St Barts ""17:54.30N 62:51.60W"

VulcanSpirit
Richard & Alison Brunstrom
Fri 15 Apr 2011 00:50
Another curiosity. St Barthelemy was named in 1493 by Columbus after his elder brother. It had no water source and so was not settled by Europeans until the French arrived in 1648. The first colonists were massacred by the Caribs but a settlement eventually prospered based on piracy aginst the Spanish, and the evaporation of sea salt. In 1784 the French king gave the island to Sweden in exchange for trading rights in Gothenburg (the Swedes wanted it for the salt pans), and it remained in Swedish hands until 1878 when it was sold back to France in a constitutional process called 'retrocession' - a word I have never come across before and will probably never have occasion to use again. Definitely one for the pub quiz tie-breaker.
 
Anyway, it's a delight. Tiny, hilly, dry and now rich. There are 7500 locals who all speak English and French.

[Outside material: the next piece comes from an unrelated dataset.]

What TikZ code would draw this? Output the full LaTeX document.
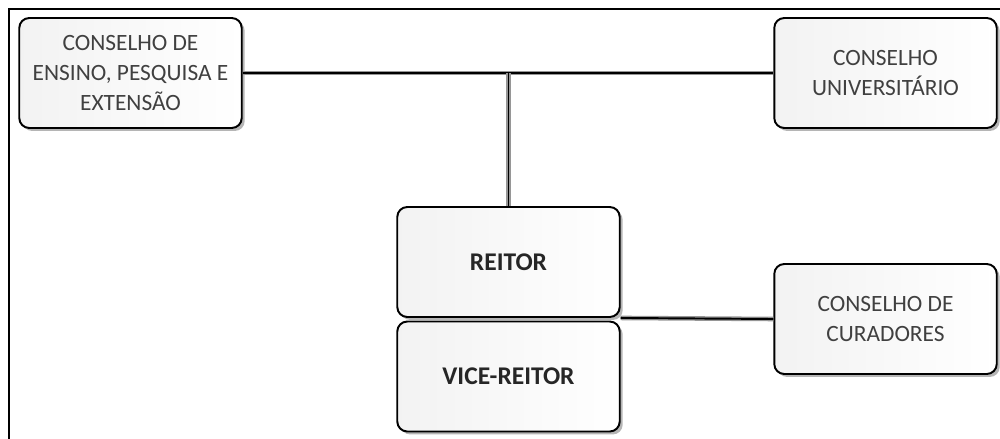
\documentclass[tikz,border=0pt]{standalone}
\usepackage{fontspec}
\setmainfont{Carlito}
\definecolor{Grafit}{RGB}{64, 64, 64}
\definecolor{Umbra}{RGB}{150, 150, 150}
\usetikzlibrary{shadows}

\begin{document}
\begin{tikzpicture}[x=0.02cm, y=-0.02cm,
    every node/.style={font=\fontsize{13.3}{16.8}\selectfont, align=center, text=Grafit},
    cutie/.style={draw=black, line width=1.1pt, rounded corners=0.2cm,
        minimum width=4.45cm, minimum height=2.2cm, inner sep=0pt,
        shading angle=135, left color=gray!10, right color=white,
        drop shadow={shadow xshift=0.06cm, shadow yshift=-0.06cm, fill=Umbra, opacity=0.7}},
    chef/.style={font=\fontsize{14.5}{16}\selectfont\bfseries, text=black!85},
    legatura/.style={line width=1.1pt, preaction={draw=Umbra, line width=2.6pt}}
]
\useasboundingbox (0,0) rectangle (1000,439);
% Chenar
\draw[line width=1.1pt] (1000,9) -- (9,9) -- (9,439);
% Consilii
\node[cutie] (cepe) at (130.5,73) {CONSELHO DE\\ENSINO, PESQUISA E\\EXTENSÃO};
\node[cutie] (cu) at (885.5,73) {CONSELHO\\UNIVERSITÁRIO};
\node[cutie] (cc) at (885.5,319) {CONSELHO DE\\CURADORES};
% Conducere
\node[cutie, chef] (reitor) at (508.5,262) {REITOR};
\node[cutie, chef] (vice) at (508.5,376.5) {VICE-REITOR};
% Legaturi
\draw[legatura] (cepe.east) -- (cu.west);
\draw[legatura] (reitor.north) -- (reitor.north |- cepe.east);
\draw[legatura] (reitor.south east) -- (cc.west);
\end{tikzpicture}
\end{document}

It has gone from forgotten backwater to premier holiday spot in a generation and is yet more evidence of how much better the French have been at handling their Caribbean islands since WW2 than have been the British. The capital Gustavia looks as if it were in the Med not the Caribbean and the shopping is just amazing (if you're rich). The population is very largely white (there were no slaves because the land was too dry for agriculture) and the economy is based almost entirely on tourism. But no cruise ships, and no big planes (see below), so it's very select.
 
Here is the waterfront, with cheapskate tourist sneaked in by sea:
 
 
 
There are lovely beaches (of course) but you've probably seen enough of them already. And fabulous villas but they're private, and seventy restaurants but they're unphotogenic, so here is a shot of me on a scooter instead
(hired at 40 euros per day - a car on St Maarten is US$30!): 
 
 
The scooter seats two and is OK once you get used to it. The trick going up the (very) steep hills is to accelerate hard and lean forward which works fine until you come to a hairpin bend. But we survived.
 
The airport runway is so short that the biggest plane able to land is a seven seater. To take the photo below, looking down on a landing plane which has just flown over my head, I was standing on a ridge top road. Immediately after crossing the road the pilot has to drop about 200m more or less straight down in order to get onto the runway in time to stop before he falls off the end into the sea. Not for the fainthearted!
 
 
Anyway, we met our guy (he actually jumped into our dinghy from a yacht sailing past - very James Bond), got the sail up, tested, and approved. He's flown back to Antigua, and we've gone back to St Maarten to get, amongst other things, those iguana shots. And go to the pictures for the first time since we saw 'The Good, The Bad & The Ugly' at the film club in the Arts Cafe in Tobermory on the Isle of Mull last July.